Vita e compulsioni di Irene Cardin, donna non più tanto giovane per cullarsi di illusioni e non ancora abbastanza vecchia per accontentarsi dei ricordi, che cerca di fare il punto sul proprio percorso esistenziale e sociale. Nonostante si consideri una persona “meno problematica della maggior parte della gente che si definisce non problematica”, Irene è da qualche tempo in cura dalla dottoressa Leoni. Per tutta la vita ha manifestato una serie di disturbi comportamentali che la rendono inabile a capire le emozioni degli altri e il loro linguaggio non verbale e anche ora che ha abbondantemente oltrepassato la trentina la situazione non migliora. Pedante, compulsiva, goffa, amante degli elenchi e delle classificazioni, ma anche capace di sorprendersi della poesia e provvista di un fin troppo peculiare senso dell’umorismo, sempre pronta a fornire modelli teorici di qualsiasi cosa, Irene si è costruita una parvenza di vita sociale modellando la propria comprensione delle persone sui romanzi che ha letto, soprattutto sui classici dell’Ottocento russo e francese; tuttavia continua a vivere in un mondo irrimediabilmente pieno di difficoltà espressive non appena si affaccia al di fuori della parola scritta, e le capita di infilarsi in una serie di situazioni imbarazzanti, estetismi e potenziali disastri. Su proposta della dottoressa Leoni decide quindi di cimentarsi in quello che sa fare meglio: modellizzare e catalogare delle istruzioni per riuscire a sostenere finalmente una conversazione come accade tra i cosiddetti “normali”. Per farlo chiederà aiuto ad alcuni personaggi da cui ritiene di poter imparare qualcosa a riguardo: un professore di filosofia, un vecchio giornalista amico di famiglia, un uomo politico dai trascorsi semi-leggendari, un’ex compagna di scuola che ha trovato lavoro nel campo della comunicazione, una lontana cugina con turbe psichiatriche, uno scrittore che vive da anni nascosto dal mondo.
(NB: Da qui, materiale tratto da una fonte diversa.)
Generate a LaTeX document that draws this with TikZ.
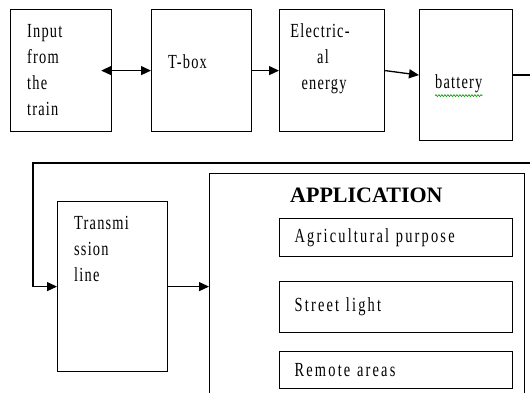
\documentclass[tikz,border=0pt]{standalone}
\usepackage{fontspec}
\setmainfont{Liberation Serif}
\newfontfamily\narrowfont[FakeStretch=0.72,LetterSpace=6]{Liberation Serif}
\newfontfamily\widefont[FakeStretch=0.72,LetterSpace=11]{Liberation Serif}
\usetikzlibrary{positioning}
\usetikzlibrary{arrows.meta}
\usetikzlibrary{decorations.pathmorphing}

\begin{document}
\begin{tikzpicture}[x=1pt,y=-1pt,
    blok/.style={draw,line width=1.2pt,anchor=north west,inner sep=0pt},
    subblok/.style={blok,minimum width=233pt,text width=203pt,align=left,
        font=\widefont\fontsize{20}{26}\selectfont},
    txt/.style={anchor=north west,align=left,inner sep=0pt,
        font=\narrowfont\fontsize{20}{26}\selectfont},
    link/.style={line width=1.3pt,arrows = -{Triangle[length=10pt,width=9pt]}},
    squiggle/.style={green!60!black,line width=0.6pt,decorate,
        decoration={snake,amplitude=1pt,segment length=3pt}}]

            % \draw [help lines] (0,0) grid (530,393);
            \useasboundingbox (0,0) rectangle (530,393);
            \clip (0,0) rectangle (530,393);

            \path   (10,9) node (input) [blok,minimum width=101pt,minimum height=122pt] {}
                    (151,9) node (tbox) [blok,minimum width=100pt,minimum height=122pt] {}
                    (279,9) node (energy) [blok,minimum width=105pt,minimum height=122pt] {}
                    (419,9) node (battery) [blok,minimum width=93pt,minimum height=131pt] {}

                    (57,201) node (line) [blok,minimum width=110pt,minimum height=170pt] {}
                    (209,173) node (app) [blok,minimum width=315pt,minimum height=240pt] {}

                    (279,218) node (agri) [subblok,minimum height=38pt] {Agricultural purpose}
                    (279,281) node (street) [subblok,minimum height=51pt] {Street light}
                    (279,351) node (remote) [subblok,minimum height=37pt] {Remote areas};

            \coordinate (loop) at (33,163);

            \node [txt] (inputtext) at ([shift={(17,15)}]input.north west) {Input\\from\\the\\train};
            \node [txt] (tboxtext) at ([shift={(17,45)}]tbox.north west) {T-box};
            \node [txt,align=center,anchor=north] (energytext) at ([shift={(41,14)}]energy.north west) {Electric-\\\hspace*{6pt}al\\\hspace*{8pt}energy};
            \node [txt] (batterytext) at ([shift={(16,65)}]battery.north west) {battery};
            \node [txt] (linetext) at ([shift={(17,15)}]line.north west) {Transmi\\ssion\\line};
            \node [anchor=north west,inner sep=0pt,font=\bfseries\fontsize{22}{26}\selectfont] (apptitle)
                at ([shift={(81,15)}]app.north west) {APPLICATION};

            \draw[squiggle] ([yshift=-3pt]batterytext.south west) -- ([yshift=-3pt]batterytext.south east);

            \draw[link,arrows = {Triangle[length=10pt,width=9pt]}-{Triangle[length=10pt,width=9pt]}] ([xshift=-11pt]input.east) -- (tbox.west);
            \draw[link] (tbox.east) -- (energy.west);
            \draw[link] (energy.east) -- (battery.west);
            \draw[link] (battery.east) -- ++(30,0) |- (loop) |- (line.west);
            \draw[link] (line.east) -- (line.east -| app.west);
\end{tikzpicture}
\end{document}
Il romanzo intreccia questi contributi esterni con la vita presente di Irene e con la rievocazione del suo passato, dei vari tentativi fatti per avere una vita sociale come gli altri, degli amori immaginati e di quelli realizzati, delle conversazioni con le proprie impertinenti voci interiori, alla ricerca di un precario equilibrio umano.
Perché ho scritto questo libro?
L’ho scritto per saldare alcuni conti, per esplorare alcuni meccanismi, per la vanità dei demiurghi, perché ogni resistenza era inutile e ne sono stata assimilata, per costringermi a non cadere nel cliché per cui i libri si scrivono da soli. E poi era divertente.